The thing is, apparently he is not satisfied with leaving it the way that it is.  Apparently he is not satisfied with letting things go.  He wants to blow it out of proportion.  He wants to file paperwork that will keep this in the system for months without a resolution. I don’t like it, but I don’t see that I can stop it.  I’ll stand my ground inasmuch that I won’t admit to doing something I have not done.  But, if I can convince my boss to convince him to just let it go, that he can win without the filing, I will.

It is inutterable chaos.  Botboy causes chaos, yes.  He readily admits to that.  But his chaos I can handle.  I have handled it in the past, I can handle it now.  This sort of chaos – the kind of chaos that affects my livelihood, the kind of chaos that threatens my wellbeing – that I cannot handle.
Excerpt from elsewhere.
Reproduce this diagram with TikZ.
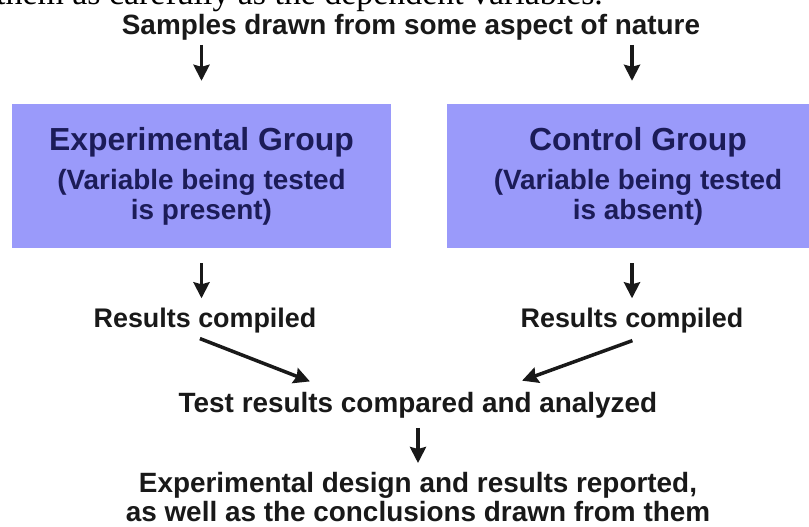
\documentclass[tikz,border=0pt]{standalone}
\usepackage{fontspec}
\usepackage{tikz}
\usetikzlibrary{calc, positioning, arrows.meta}
\newfontfamily\arialfont{Liberation Sans}
\newfontfamily\timesfont{Liberation Serif}
\definecolor{groupblue}{RGB}{154,154,250}
\definecolor{groupnavy}{RGB}{28,28,88}

\begin{document}
\begin{tikzpicture}[
    x=1bp, y=-1bp,
    every node/.style={inner sep=0pt, align=center, text=black!90, font=\arialfont\bfseries\fontsize{28}{29}\selectfont},
    group/.style={fill=groupblue, text=groupnavy, minimum height=144bp, font=\arialfont\bfseries\fontsize{28}{30}\selectfont},
    result/.style={anchor=base, font=\arialfont\bfseries\fontsize{27}{29}\selectfont},
    cutoff/.style={anchor=base west, text=black, font=\timesfont\fontsize{34}{36}\selectfont},
    arrow/.style={-{Stealth[length=16bp, width=16bp, inset=2bp]}, line width=3.5bp, draw=black!90}
]
\useasboundingbox (0,0) rectangle (809,527);
\fill[white] (0,0) rectangle (809,527);
\clip (0,0) rectangle (809,527);

\node[cutoff] (cutline) at (-4,5) {them as carefully as the dependent variables.};
\node[anchor=base] (samples) at (411,35) {Samples drawn from some aspect of nature};
\node[group, minimum width=379bp] (expgrp) at (201.5,176) {{\fontsize{32}{30}\selectfont Experimental Group}\\[9bp] (Variable being tested\\ is present)};
\node[group, minimum width=382bp] (ctrlgrp) at (638,176) {{\fontsize{32}{30}\selectfont Control Group}\\[9bp] (Variable being tested\\ is absent)};
\node[result] (expres) at (205,327) {Results compiled};
\node[result] (ctrlres) at (632,327) {Results compiled};
\node[anchor=base] (compare) at (418,412) {Test results compared and analyzed};
\node[anchor=north] (report) at (418,472) {Experimental design and results reported,\\ as well as the conclusions drawn from them};

\draw[arrow, shorten <=4bp, shorten >=23bp] (expgrp.north |- samples.south) -- (expgrp.north);
\draw[arrow, shorten <=4bp, shorten >=23bp] (ctrlres.north |- samples.south) -- (ctrlres.north |- ctrlgrp.north);
\draw[arrow, shorten <=15bp, shorten >=9bp] (expgrp.south) -- (expgrp.south |- expres.north);
\draw[arrow, shorten <=15bp, shorten >=9bp] (ctrlres.north |- ctrlgrp.south) -- (ctrlres.north);
\draw[arrow, shorten <=16bp, shorten >=28bp] ($(expres.south)+(-20,0)$) -- ($(compare.north)+(-82,0)$);
\draw[arrow, shorten <=23bp, shorten >=32bp] ($(ctrlres.south)+(22,0)$) -- ($(compare.north)+(74,0)$);
\draw[arrow, shorten <=10bp, shorten >=9bp] (compare) -- (report);

\end{tikzpicture}
\end{document}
I suppose the gold thread in all of this is Metalhead – as odd as it sounds.  Months after he stormed out of my door, after I did what he once told me he wished people would do, and I left him alone, we have started talking again.  Like we did before all of that craziness happened last summer.  We’re friends again.  It was what I wanted, most deeply, out of everything that I lost over the summer.  I’ve missed Botboy.  I still do.  I’ve miss the social whirlwind that work used to be.  But I’ve missed Metalhead the most.  He’s the oldest friend I have in Florida and it has seemed strange without him.  Despite what happened over the summer, he’s still like my brother.  And whatever that cultlike organization did to him several months ago, he seems to have stopped following them now and is more like himself.  I guess there’s always the silver lining somewhere.
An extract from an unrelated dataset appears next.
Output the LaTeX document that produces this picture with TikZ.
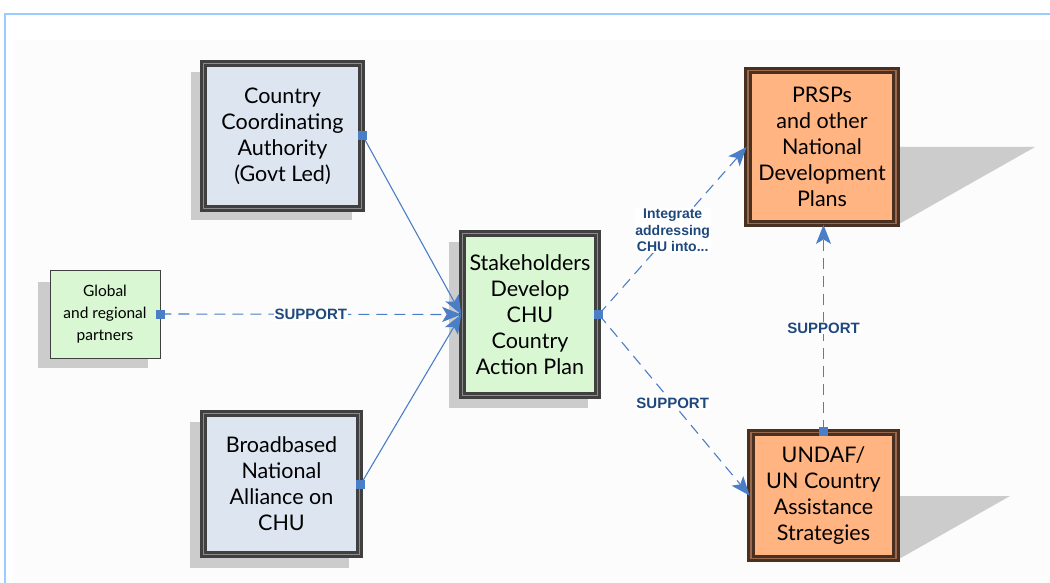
\documentclass[tikz,border=0pt]{standalone}
\usepackage{fontspec}
\setmainfont{Lato}
\newfontfamily\labfont{Liberation Sans}
\usetikzlibrary{arrows.meta,backgrounds}
\definecolor{frameblue}{HTML}{99CCFF}
\definecolor{shadowgray}{HTML}{CCCCCC}
\definecolor{bluefill}{HTML}{DDE5F1}
\definecolor{greenfill}{HTML}{D9F7D2}
\definecolor{orangefill}{HTML}{FFB482}
\definecolor{linkblue}{HTML}{4A7EC7}
\definecolor{labblue}{HTML}{1F497D}
\definecolor{boxedge}{HTML}{404040}
\definecolor{boxmid}{HTML}{8C8C8C}
\definecolor{brownedge}{HTML}{4A3020}
\definecolor{brownmid}{HTML}{9A6A4E}
\tikzset{
  x=1pt, y=-1pt,
  box/.style={rectangle, inner sep=0pt, align=center, text=black,
    font=\fontsize{21.5}{26}\selectfont},
  bluebox/.style={box, fill=bluefill, draw=boxedge, line width=2.8pt, double=boxmid, double distance=1.6pt},
  greenbox/.style={box, fill=greenfill, draw=boxedge, line width=2.6pt, double=boxmid, double distance=1.4pt},
  smallbox/.style={box, fill=greenfill, draw=boxedge, line width=0.9pt, font=\fontsize{15.5}{22}\selectfont},
  orangebox/.style={box, fill=orangefill, draw=brownedge, line width=2.8pt, double=brownmid, double distance=1.6pt},
  link/.style={draw=linkblue, line width=1.1pt, -{Stealth[length=19pt,width=15pt,inset=4.5pt]}},
  dashlink/.style={link, dash pattern=on 11pt off 7pt},
  marker/.style={fill=linkblue},
  lab/.style={font=\labfont\bfseries\fontsize{15}{16.5}\selectfont, text=labblue, fill=white, inner sep=1pt, align=center},
  labsmall/.style={lab, font=\labfont\bfseries\fontsize{14}{16.5}\selectfont},
}
\begin{document}
\begin{tikzpicture}
\useasboundingbox (0,0) rectangle (1050,583);

% nodes
\node[bluebox, minimum width=158pt, minimum height=145pt] (cca) at (282.5,136) {Country\\Coordinating\\Authority\\(Govt Led)};
\node[smallbox, minimum width=110pt, minimum height=88pt] (glob) at (105,314) {Global\\and regional\\partners};
\node[greenbox, minimum width=135pt, minimum height=162pt] (stk) at (530,314.5) {Stakeholders\\Develop\\CHU\\Country\\Action Plan};
\node[bluebox, minimum width=156pt, minimum height=141pt] (bna) at (281.5,484) {Broadbased\\National\\Alliance on\\CHU};
\node[orangebox, minimum width=148pt, minimum height=153pt] (prsp) at (822,147) {PRSPs\\and other\\National\\Development\\Plans};
\node[orangebox, minimum width=145pt, minimum height=126pt] (undaf) at (823.5,495.5) {UNDAF/\\UN Country\\Assistance\\Strategies};

% background and shadows
\begin{scope}[on background layer]
\fill[white] (0,0) rectangle (1050,583);
\fill[black!1] (14,40) rectangle (1050,583);
\draw[frameblue, line width=2pt] (4.5,583) -- (4.5,14) -- (1050,14);
\fill[shadowgray] ([shift={(-11,10)}]cca.north west) rectangle ([shift={(-11,10)}]cca.south east);
\fill[shadowgray] ([shift={(-12,12)}]glob.north west) rectangle ([shift={(-12,10)}]glob.south east);
\fill[shadowgray] ([shift={(-12,10)}]stk.north west) rectangle ([shift={(-11,11)}]stk.south east);
\fill[shadowgray] ([shift={(-12,10)}]bna.north west) rectangle ([shift={(-12,12)}]bna.south east);
\fill[shadowgray] (prsp.east) -- (1035,147) -- (prsp.south east) -- cycle;
\fill[shadowgray] (undaf.east |- 0,496) -- (1010,496) -- (undaf.south east) -- cycle;
\end{scope}

% connectors
\draw[link] (cca.east) -- (stk.west);
\draw[link] (bna.east) -- (stk.west);
\draw[dashlink] (glob.east) -- node[lab, pos=0.5] {SUPPORT} (stk.west);
\draw[dashlink] (stk.east) -- node[labsmall, pos=0.5] {Integrate\\addressing\\CHU into...} (prsp.west);
\draw[dashlink] (stk.east) -- node[lab, pos=0.49] {SUPPORT} (undaf.west);
\draw[dashlink] (undaf.north) -- node[lab, pos=0.5] {SUPPORT} (undaf.north |- prsp.south);

% markers
\foreach \p in {cca.east, bna.east, glob.east, stk.east, undaf.north}
  \fill[marker] ([shift={(-4.5,-4.5)}]\p) rectangle ([shift={(4.5,4.5)}]\p);
\end{tikzpicture}
\end{document}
Tonight we went out for drinks after work.  I had dinner – he did not eat.  We talked a lot – mostly about the crap that’s been going on at work.  Also, a little, about what caused him to storm out of the door – even he doesn’t remember – though he says that’s just what happens to him sometimes and assured me I did absolutely nothing wrong.  He read the parts of this blog that I’ve been dying for him to see (especially the part about where I said I don’t sleep with homeless people – to my utter glee, he filled in the sentences before he read what I wrote: “Well, technically, you kind of did.”)  We went to the beach, and walked around for awhile (until the security guard chased us away).  That was kind of fun because I haven’t been chased out of closed areas since I was a teenager.  Ha!

I got home, and I thanked him for coming out with me.  And I told him I was still worried.  His words:  “I told you to keep your chin up.  Probably not as bad as you think.”
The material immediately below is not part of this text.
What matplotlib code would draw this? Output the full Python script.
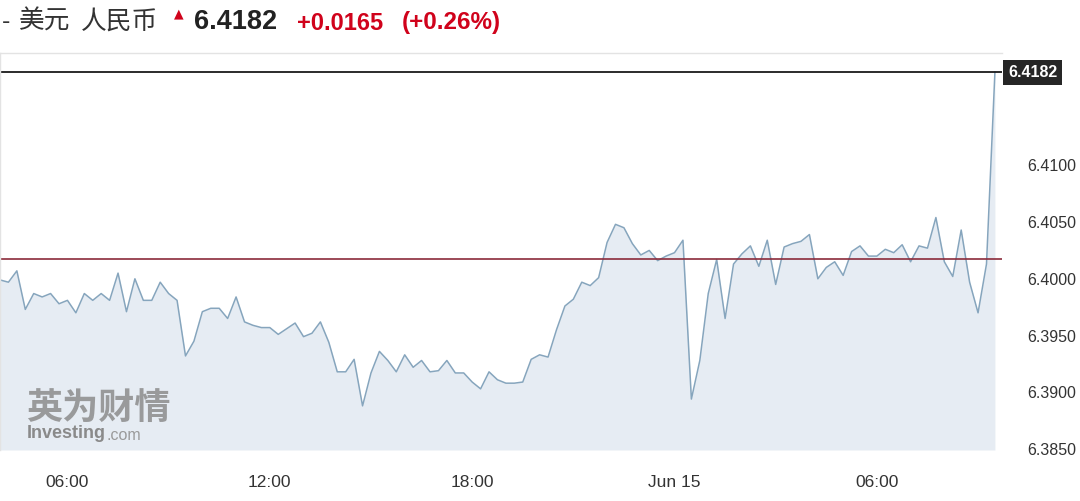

That’s the thing about silver linings.  No matter how shitty things get, no matter how hard they are to find in the midst of the chaos, they’re always there.  Sometimes more evident than others.  But this time, I know I not only have right on my side, I know I not only have the couple of friends at work that stand with me, but I also know that if I can make something that got so broken stand upright again, I can do this with something else.

I just don’t know what It’s going to look like once I’m finished.